The stock market faced meaningful stress earlier this year, tied in part to the war in Iran and the surge in energy prices that followed. But the pressure didn’t last long.
As oil prices retreated, ceasefire talks advanced, and investors began looking beyond the worst-case scenarios, equities quickly recovered. But the pace of the recovery has unearthed the same question investors have been asking for years now: is this rally sustainable for much longer?
I understand the sentiment. Just about every investor probably experiences some degree of concern when stocks are near highs, because it can feel as though the market has less room to run and more room to fall.1
Fortunately, however, market history does not support the idea that new highs should be viewed skeptically. During long bull markets, all-time highs often lead to more all-time highs, especially when corporate earnings continue to exceed expectations. And on that front, U.S. corporations have been doing remarkably well.

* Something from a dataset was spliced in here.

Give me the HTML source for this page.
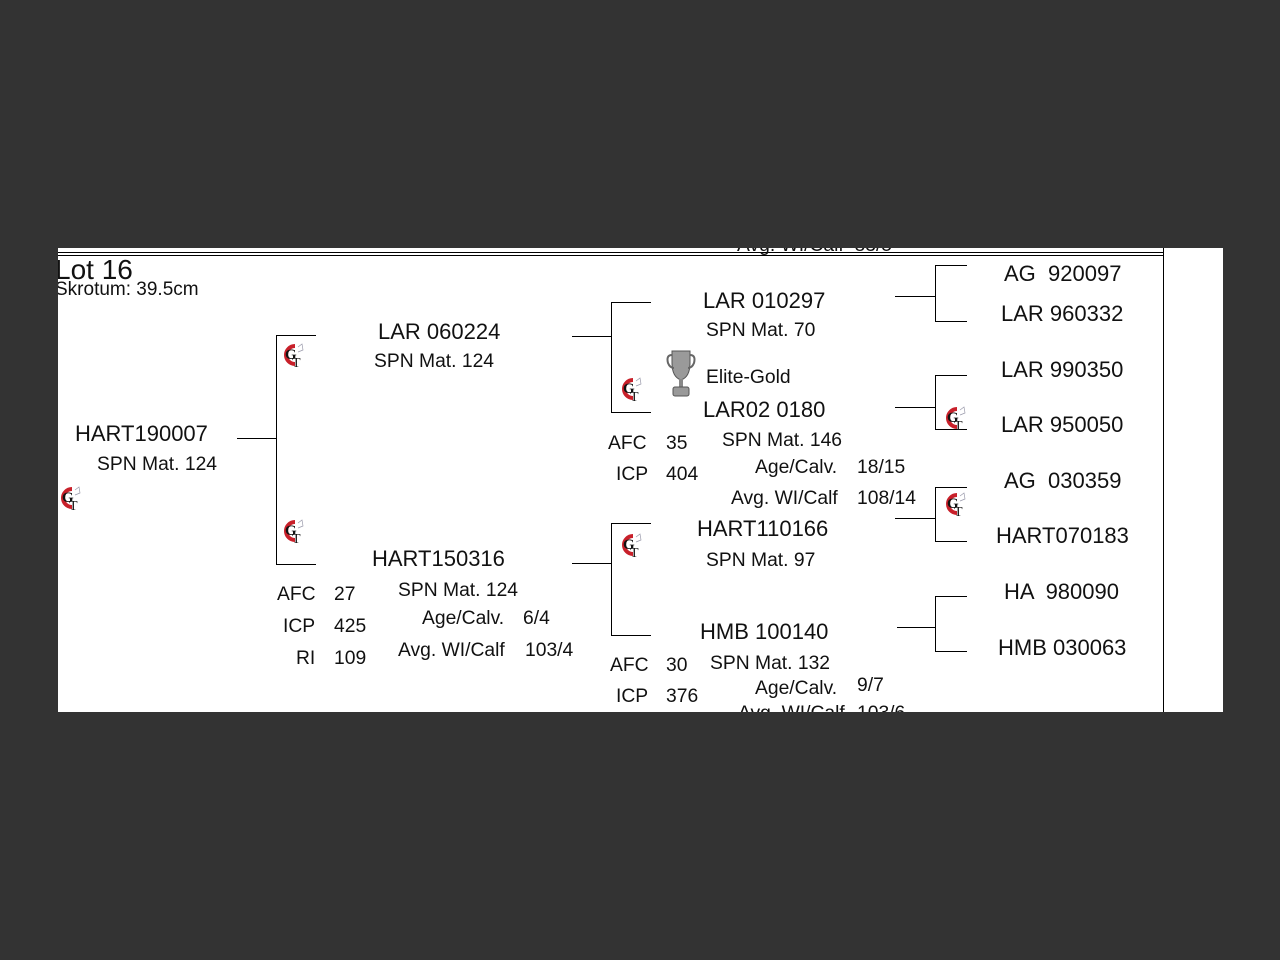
<!DOCTYPE html>
<html><head><meta charset="utf-8">
<style>
html,body{margin:0;padding:0;width:1280px;height:960px;background:#333;overflow:hidden;}
#clip{position:absolute;left:0;top:0;width:1280px;height:960px;clip-path:inset(248px 57px 248px 58px);}
#bg{position:absolute;left:58px;top:248px;width:1165px;height:464px;background:#fff;}
.t{position:absolute;font-family:"Liberation Sans",Arial,sans-serif;color:#111;white-space:pre;line-height:1;}
.b{font-size:22px;margin-top:1px;}
.s{font-size:19.3px;margin-top:1.5px;}
.h{position:absolute;height:1px;background:#000;}
.v{position:absolute;width:1px;background:#000;}
.gt{position:absolute;width:26px;height:26px;}
</style></head><body>
<div id="clip">
<div id="bg"></div>
<div class="h" style="left:58px;top:252px;width:1106px;"></div>
<div class="h" style="left:58px;top:255px;width:1106px;"></div>
<div class="v" style="left:1163px;top:248px;height:470px;"></div>

<div class="t s" style="left:737px;top:234px;">Avg. WI/Calf  83/5</div>

<div class="t" style="left:55px;top:256px;font-size:28px;">Lot 16</div>
<div class="t" style="left:55px;top:280px;font-size:19px;">Skrotum: 39.5cm</div>

<div class="t b" style="left:75px;top:422px;">HART190007</div>
<div class="t s" style="left:97px;top:453px;">SPN Mat. 124</div>
<div class="h" style="left:237px;top:438px;width:39px;"></div>
<div class="v" style="left:276px;top:335px;height:230px;"></div>
<div class="h" style="left:276px;top:335px;width:40px;"></div>
<div class="h" style="left:276px;top:564px;width:40px;"></div>

<div class="t b" style="left:378px;top:320px;">LAR 060224</div>
<div class="t s" style="left:374px;top:350px;">SPN Mat. 124</div>
<div class="h" style="left:572px;top:336px;width:39px;"></div>
<div class="v" style="left:611px;top:302px;height:111px;"></div>
<div class="h" style="left:611px;top:302px;width:40px;"></div>
<div class="h" style="left:611px;top:412px;width:40px;"></div>

<div class="t b" style="left:372px;top:547px;">HART150316</div>
<div class="t s" style="left:398px;top:579px;">SPN Mat. 124</div>
<div class="t s" style="left:422px;top:607px;">Age/Calv.</div>
<div class="t s" style="left:523px;top:607px;">6/4</div>
<div class="t s" style="left:398px;top:639px;">Avg. WI/Calf</div>
<div class="t s" style="left:525px;top:639px;">103/4</div>
<div class="t s" style="left:277px;top:583px;">AFC</div>
<div class="t s" style="left:334px;top:583px;">27</div>
<div class="t s" style="left:283px;top:615px;">ICP</div>
<div class="t s" style="left:334px;top:615px;">425</div>
<div class="t s" style="left:296px;top:647px;">RI</div>
<div class="t s" style="left:334px;top:647px;">109</div>
<div class="h" style="left:572px;top:563px;width:39px;"></div>
<div class="v" style="left:611px;top:523px;height:113px;"></div>
<div class="h" style="left:611px;top:523px;width:40px;"></div>
<div class="h" style="left:611px;top:635px;width:40px;"></div>

<div class="t b" style="left:703px;top:289px;">LAR 010297</div>
<div class="t s" style="left:706px;top:319px;">SPN Mat. 70</div>
<div class="t s" style="left:706px;top:366px;">Elite-Gold</div>
<div class="t b" style="left:703px;top:398px;">LAR02 0180</div>
<div class="t s" style="left:608px;top:432px;">AFC</div>
<div class="t s" style="left:666px;top:432px;">35</div>
<div class="t s" style="left:722px;top:429px;">SPN Mat. 146</div>
<div class="t s" style="left:616px;top:463px;">ICP</div>
<div class="t s" style="left:666px;top:463px;">404</div>
<div class="t s" style="left:755px;top:456px;">Age/Calv.</div>
<div class="t s" style="left:857px;top:456px;">18/15</div>
<div class="t s" style="left:731px;top:487px;">Avg. WI/Calf</div>
<div class="t s" style="left:857px;top:487px;">108/14</div>

<div class="t b" style="left:697px;top:517px;">HART110166</div>
<div class="t s" style="left:706px;top:549px;">SPN Mat. 97</div>
<div class="t b" style="left:700px;top:620px;">HMB 100140</div>
<div class="t s" style="left:610px;top:654px;">AFC</div>
<div class="t s" style="left:666px;top:654px;">30</div>
<div class="t s" style="left:710px;top:652px;">SPN Mat. 132</div>
<div class="t s" style="left:616px;top:685px;">ICP</div>
<div class="t s" style="left:666px;top:685px;">376</div>
<div class="t s" style="left:755px;top:677px;">Age/Calv.</div>
<div class="t s" style="left:857px;top:674px;">9/7</div>
<div class="t s" style="left:738px;top:702px;">Avg. WI/Calf</div>
<div class="t s" style="left:857px;top:702px;">103/6</div>

<div class="h" style="left:895px;top:296px;width:40px;"></div>
<div class="v" style="left:935px;top:265px;height:57px;"></div>
<div class="h" style="left:935px;top:265px;width:32px;"></div>
<div class="h" style="left:935px;top:321px;width:32px;"></div>

<div class="h" style="left:895px;top:407px;width:40px;"></div>
<div class="v" style="left:935px;top:375px;height:55px;"></div>
<div class="h" style="left:935px;top:375px;width:32px;"></div>
<div class="h" style="left:935px;top:429px;width:32px;"></div>

<div class="h" style="left:895px;top:518px;width:40px;"></div>
<div class="v" style="left:935px;top:487px;height:55px;"></div>
<div class="h" style="left:935px;top:487px;width:32px;"></div>
<div class="h" style="left:935px;top:541px;width:32px;"></div>

<div class="h" style="left:897px;top:627px;width:38px;"></div>
<div class="v" style="left:935px;top:596px;height:56px;"></div>
<div class="h" style="left:935px;top:596px;width:32px;"></div>
<div class="h" style="left:935px;top:651px;width:32px;"></div>

<div class="t b" style="left:1004px;top:262px;">AG  920097</div>
<div class="t b" style="left:1001px;top:302px;">LAR 960332</div>
<div class="t b" style="left:1001px;top:358px;">LAR 990350</div>
<div class="t b" style="left:1001px;top:413px;">LAR 950050</div>
<div class="t b" style="left:1004px;top:469px;">AG  030359</div>
<div class="t b" style="left:996px;top:524px;">HART070183</div>
<div class="t b" style="left:1004px;top:580px;">HA  980090</div>
<div class="t b" style="left:998px;top:636px;">HMB 030063</div>

<svg style="position:absolute;left:666px;top:349px;" width="30" height="50" viewBox="0 0 30 50">
<path d="M6 2 H24 V14 Q24 28 15 31 Q6 28 6 14 Z" fill="#9a9a9a" stroke="#555" stroke-width="1"/>
<path d="M6 6 Q0 6 2 14 Q4 19 8 19" fill="none" stroke="#666" stroke-width="2"/>
<path d="M24 6 Q30 6 28 14 Q26 19 22 19" fill="none" stroke="#666" stroke-width="2"/>
<rect x="13" y="30" width="4" height="8" fill="#888"/>
<rect x="7" y="38" width="16" height="9" rx="2" fill="#999" stroke="#555" stroke-width="1"/>
</svg>

<svg width="0" height="0" style="position:absolute">
<defs>
<g id="gtl">
<path d="M15 4 A9 9 0 1 0 15 22" fill="none" stroke="#c8202a" stroke-width="4"/>
<text x="5" y="17" font-family="Liberation Serif,serif" font-size="15" font-weight="bold" fill="#111">G</text>
<text x="12" y="25" font-family="Liberation Serif,serif" font-size="14" fill="#111">T</text>
<path d="M18 5 l4 -3 l1 6 l-5 2" fill="none" stroke="#99a" stroke-width="0.7"/>
</g>
</defs>
</svg>
<svg class="gt" style="left:280px;top:342px;" viewBox="0 0 26 26"><use href="#gtl"/></svg>
<svg class="gt" style="left:57px;top:485px;" viewBox="0 0 26 26"><use href="#gtl"/></svg>
<svg class="gt" style="left:280px;top:518px;" viewBox="0 0 26 26"><use href="#gtl"/></svg>
<svg class="gt" style="left:618px;top:376px;" viewBox="0 0 26 26"><use href="#gtl"/></svg>
<svg class="gt" style="left:618px;top:532px;" viewBox="0 0 26 26"><use href="#gtl"/></svg>
<svg class="gt" style="left:942px;top:405px;" viewBox="0 0 26 26"><use href="#gtl"/></svg>
<svg class="gt" style="left:942px;top:491px;" viewBox="0 0 26 26"><use href="#gtl"/></svg>
</div>
</body></html>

To illustrate this point, the metric I’ll focus on this week is net profit margin. A company’s net profit margin measures how much profit it keeps from each dollar of revenue. If a company generates $100 in sales and keeps $15 after expenses, taxes, and other costs, its net profit margin is 15%. For the overall market, margins help investors understand whether companies are merely growing sales or actually turning those sales into bottom-line earnings.
On this metric, corporate America looks very strong, with the net profit margin for S&P 500 companies hitting 14.8% in the first quarter. That’s the highest level of profit margins in at least a decade, and in the second quarter it’s only expected to fall to 14.2%. If we reflect on the first half of the year, it’s margins that help explain the market’s resilience in the face of geopolitical, inflation, interest rate, and valuation concerns. Investors are seeing evidence that many companies have been able to protect profitability despite a difficult environment.
Contrary to many media narratives on the markets, this is not solely a technology story. Technology remains a major contributor, and AI-related infrastructure companies have delivered significant profit growth. But the margin strength has been broader than technology alone, with sectors such as financials and industrials also reporting margins above their five-year averages in the first quarter.
Of course, none of this means the rally is risk-free.
Valuations remain elevated, which means the market may have less room for disappointment. If earnings growth slows, profit margins compress, or interest rates move higher, stocks could become more vulnerable to volatility. AI-related spending is also worth watching. Some companies are earning enormous profits from the buildout, while others are spending heavily to keep pace. That balance may shift over time.
The broader point I want to make here, however, is that a market near highs is not automatically fragile. It becomes fragile when expectations rise faster than the earnings power needed to support them. In my view, expectations are currently being anchored by geopolitical and inflation concerns (amongst other concerns), while earnings continue to come in better than expected.
Bottom Line for Investors
Investors often look at a rising market and ask when it will stop. A better question is what is allowing it to rise in the first place. Right now, the answer is not just optimism or momentum, in my view. It has been the ability of companies to defend margins, grow profits, and absorb a tougher backdrop than many expected.
That being said, I’m not making the argument that investors should dismiss valuation risk or assume the market can rise uninterrupted. The more important question is whether profits continue to justify prices. For now, the earnings backdrop suggests the market’s recovery has more support than a ‘fear-of-heights’ narrative implies.